Het lijden en het geluk dat wij allemaal ervaren, is een afspiegeling van het niveau van vervorming of helderheid waarmee we naar onszelf en de wereld kijken. Als je de aard van het zelf juist kent en ervaart, ervaar je nirwana. De aard van het zelf kennen op een vervormde manier is samsara ervaren. Het is daarom onontkoombaar dat we onszelf wijden aan het vaststellen van wat precies de aard van het zelf is!

Als we onze waarnemingen en gedachten observeren, merken we op dat het besef van een zelf heel vanzelfsprekend in ons opkomt. We denken intuïtief "ik sta op", of "ik ga uit". Berust dit besef van 'ik' op een vergissing? Dat denk ik niet. Het feit dat we als individu bestaan, is onmiskenbaar. Dat wordt bevestigd door onze eigen ervaring terwijl we proberen gelukkig te zijn en problemen te overwinnen, en - als boeddhist - eraan werken het Boeddhaschap te bereiken ten behoeve van onszelf en anderen. Ongeacht hoe moeilijk het kan zijn om precies te benoemen wat dit zelf is, er is iets waarop de gedachte "ik ben" betrekking heeft: er is een 'ik' dat 'is'. En het is vanuit dit 'ik' dat onze natuurlijke intuïtieve gevoelens van het zelf opkomen.

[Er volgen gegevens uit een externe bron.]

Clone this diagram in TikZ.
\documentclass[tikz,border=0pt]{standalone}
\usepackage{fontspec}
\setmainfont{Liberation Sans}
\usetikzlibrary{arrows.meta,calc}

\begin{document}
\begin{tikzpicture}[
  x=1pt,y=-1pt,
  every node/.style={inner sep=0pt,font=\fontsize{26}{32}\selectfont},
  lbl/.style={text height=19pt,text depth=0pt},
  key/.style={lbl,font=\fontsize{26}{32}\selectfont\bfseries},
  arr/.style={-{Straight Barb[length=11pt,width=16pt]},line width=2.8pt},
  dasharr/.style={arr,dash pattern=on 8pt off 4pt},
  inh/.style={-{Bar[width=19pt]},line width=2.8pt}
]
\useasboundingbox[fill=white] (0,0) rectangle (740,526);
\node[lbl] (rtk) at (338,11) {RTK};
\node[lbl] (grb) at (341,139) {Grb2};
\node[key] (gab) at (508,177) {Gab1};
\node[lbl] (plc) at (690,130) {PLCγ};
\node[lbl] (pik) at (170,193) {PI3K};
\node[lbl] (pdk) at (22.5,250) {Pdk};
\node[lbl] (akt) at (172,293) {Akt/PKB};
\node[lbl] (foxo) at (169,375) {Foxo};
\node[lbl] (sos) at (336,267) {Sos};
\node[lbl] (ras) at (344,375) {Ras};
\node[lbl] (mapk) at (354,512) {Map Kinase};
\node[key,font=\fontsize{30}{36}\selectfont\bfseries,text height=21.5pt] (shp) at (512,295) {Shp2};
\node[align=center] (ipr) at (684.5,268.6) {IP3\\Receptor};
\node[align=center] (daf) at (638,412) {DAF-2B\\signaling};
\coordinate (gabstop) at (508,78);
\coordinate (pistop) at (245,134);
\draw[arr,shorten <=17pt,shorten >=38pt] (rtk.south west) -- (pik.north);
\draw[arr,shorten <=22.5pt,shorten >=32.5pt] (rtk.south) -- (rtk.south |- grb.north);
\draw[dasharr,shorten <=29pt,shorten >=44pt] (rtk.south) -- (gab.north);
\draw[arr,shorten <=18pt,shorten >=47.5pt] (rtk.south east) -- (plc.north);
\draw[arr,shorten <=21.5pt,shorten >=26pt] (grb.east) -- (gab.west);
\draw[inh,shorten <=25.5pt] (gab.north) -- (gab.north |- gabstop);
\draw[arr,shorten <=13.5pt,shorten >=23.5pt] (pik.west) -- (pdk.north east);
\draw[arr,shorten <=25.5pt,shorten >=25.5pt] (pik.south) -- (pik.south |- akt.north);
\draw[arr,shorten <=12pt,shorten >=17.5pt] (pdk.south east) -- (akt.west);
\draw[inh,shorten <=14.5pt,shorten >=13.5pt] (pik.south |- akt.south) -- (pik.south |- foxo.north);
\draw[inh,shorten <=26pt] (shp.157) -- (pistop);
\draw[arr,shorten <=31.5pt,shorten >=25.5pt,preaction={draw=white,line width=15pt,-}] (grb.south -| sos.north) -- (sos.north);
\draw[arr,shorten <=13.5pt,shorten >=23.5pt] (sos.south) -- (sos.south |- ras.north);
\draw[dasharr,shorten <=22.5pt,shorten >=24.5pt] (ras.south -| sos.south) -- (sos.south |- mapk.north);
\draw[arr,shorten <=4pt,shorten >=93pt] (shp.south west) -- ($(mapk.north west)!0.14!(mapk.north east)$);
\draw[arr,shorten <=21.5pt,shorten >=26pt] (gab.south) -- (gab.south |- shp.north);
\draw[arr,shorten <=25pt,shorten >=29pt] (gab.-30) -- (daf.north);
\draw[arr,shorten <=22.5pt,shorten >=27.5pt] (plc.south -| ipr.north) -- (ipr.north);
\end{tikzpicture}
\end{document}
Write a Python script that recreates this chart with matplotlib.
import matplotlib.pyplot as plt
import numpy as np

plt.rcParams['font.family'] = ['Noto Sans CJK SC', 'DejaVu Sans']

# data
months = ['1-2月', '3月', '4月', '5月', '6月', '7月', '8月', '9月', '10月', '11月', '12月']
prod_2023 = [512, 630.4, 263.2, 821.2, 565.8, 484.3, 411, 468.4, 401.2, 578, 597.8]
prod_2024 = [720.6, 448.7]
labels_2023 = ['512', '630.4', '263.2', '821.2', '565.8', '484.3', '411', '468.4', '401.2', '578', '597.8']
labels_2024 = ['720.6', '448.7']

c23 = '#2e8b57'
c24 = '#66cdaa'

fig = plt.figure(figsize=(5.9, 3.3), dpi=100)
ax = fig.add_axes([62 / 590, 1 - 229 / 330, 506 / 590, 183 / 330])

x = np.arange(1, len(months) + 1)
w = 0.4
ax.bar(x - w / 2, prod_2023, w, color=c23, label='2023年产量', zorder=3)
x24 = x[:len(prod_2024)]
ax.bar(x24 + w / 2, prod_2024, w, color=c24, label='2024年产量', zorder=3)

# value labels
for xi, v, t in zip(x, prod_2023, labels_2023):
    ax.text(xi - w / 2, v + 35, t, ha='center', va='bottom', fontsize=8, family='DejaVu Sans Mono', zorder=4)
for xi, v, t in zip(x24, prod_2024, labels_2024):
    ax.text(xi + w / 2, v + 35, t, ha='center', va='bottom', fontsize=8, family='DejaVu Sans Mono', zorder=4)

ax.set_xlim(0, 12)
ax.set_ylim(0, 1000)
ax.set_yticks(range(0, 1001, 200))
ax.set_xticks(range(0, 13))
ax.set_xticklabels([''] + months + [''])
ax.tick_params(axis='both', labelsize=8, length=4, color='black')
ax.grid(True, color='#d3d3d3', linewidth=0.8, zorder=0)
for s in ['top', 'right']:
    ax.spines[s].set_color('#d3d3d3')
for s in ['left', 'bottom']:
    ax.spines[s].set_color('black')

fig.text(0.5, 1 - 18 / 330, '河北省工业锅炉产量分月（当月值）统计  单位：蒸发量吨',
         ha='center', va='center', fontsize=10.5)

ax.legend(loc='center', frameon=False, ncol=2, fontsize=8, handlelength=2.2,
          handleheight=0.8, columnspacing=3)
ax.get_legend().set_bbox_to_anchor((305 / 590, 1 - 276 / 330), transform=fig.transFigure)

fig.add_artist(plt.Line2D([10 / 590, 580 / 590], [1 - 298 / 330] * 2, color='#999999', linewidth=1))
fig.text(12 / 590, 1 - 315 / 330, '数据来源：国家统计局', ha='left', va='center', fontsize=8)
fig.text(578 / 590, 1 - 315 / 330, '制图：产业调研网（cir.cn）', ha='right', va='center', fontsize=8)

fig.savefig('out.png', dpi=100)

Het is precies zo'n zelf - een atman, onafhankelijk van de diverse bestanddelen waaruit de persoonlijkheid bestaat - zoals de Indiërs het voorstelden. Ze onderschreven het idee van wedergeboorte en sommige aanhangers konden zich ervaringen uit vorige levens herinneren. Hoe anders, beweerden zij, viel de continuïteit van een individueel zelf in de loop der levens te verklaren, gezien het feit dat de fysieke aspecten van dit zelf pas ontstaan na de conceptie van dit leven? Daarom stelden zij een zelf voor dat zich kon voortzetten door meerdere levens heen, terwijl het tijdens afzonderlijke levens onafhankelijk bleef van de fysiek bestaansvormen.

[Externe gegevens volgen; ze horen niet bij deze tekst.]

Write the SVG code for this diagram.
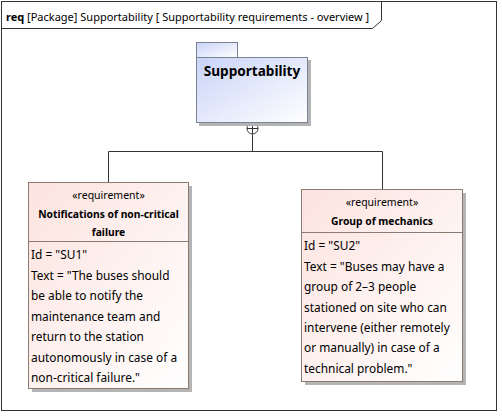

Het concept van het zelf dat ze naar voren brachten, was op zichzelf staand, terwijl de mentale en fysieke onderdelen waaruit wij bestaan, talrijk zijn. Het zelf werd beschouwd als blijvend en onveranderlijk, terwijl die onderdelen tijdelijk zijn en voortdurend veranderen. Dit 'basiszelf' werd gezien als onafhankelijk en autonoom, terwijl de meer uiterlijke delen ervan afhankelijk zouden zijn van invloeden van buitenaf. Aldus stelden deze oude filosofen een atman voor dat zich onderscheidde van de mentale en fysieke onderdelen waaruit wij bestaan en er onafhankelijk van was.

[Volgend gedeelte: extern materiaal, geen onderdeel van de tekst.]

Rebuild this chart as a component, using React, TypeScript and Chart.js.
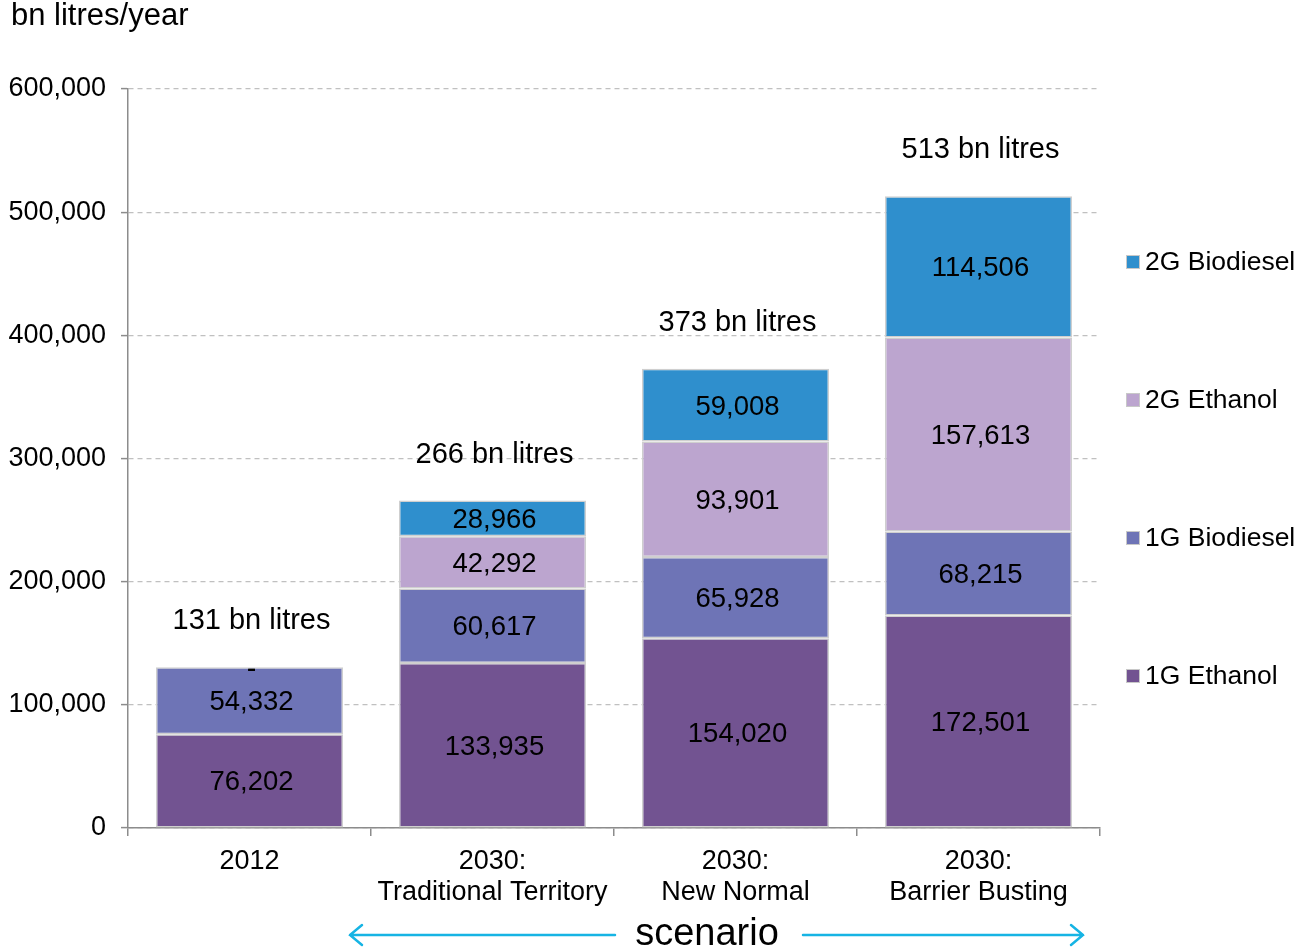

Boeddha bood een radicaal andere koers dan deze zienswijze en zei dat het zelf enkel bestaat in afhankelijkheid van zijn mentale en fysieke onderdelen. Boeddha verklaarde dat zoals er geen ossenkar kan bestaan los van de onderdelen waaruit hij is opgebouwd, er ook geen zelf kan zijn dat onafhankelijk bestaat van het totaal waaruit een mens bestaat.

Boeddha onderwees dit om te veronderstellen dat een zelf dat een eenheid vormt, autonoom is en onafhankelijk van de samenstelling waaruit een mens bestaat, iets zou introduceren wat niet bestaat en daarmee ons instinctieve besef van een zelf zou versterken. Daarom opperde Boeddha het idee van zelfloosheid - anatman.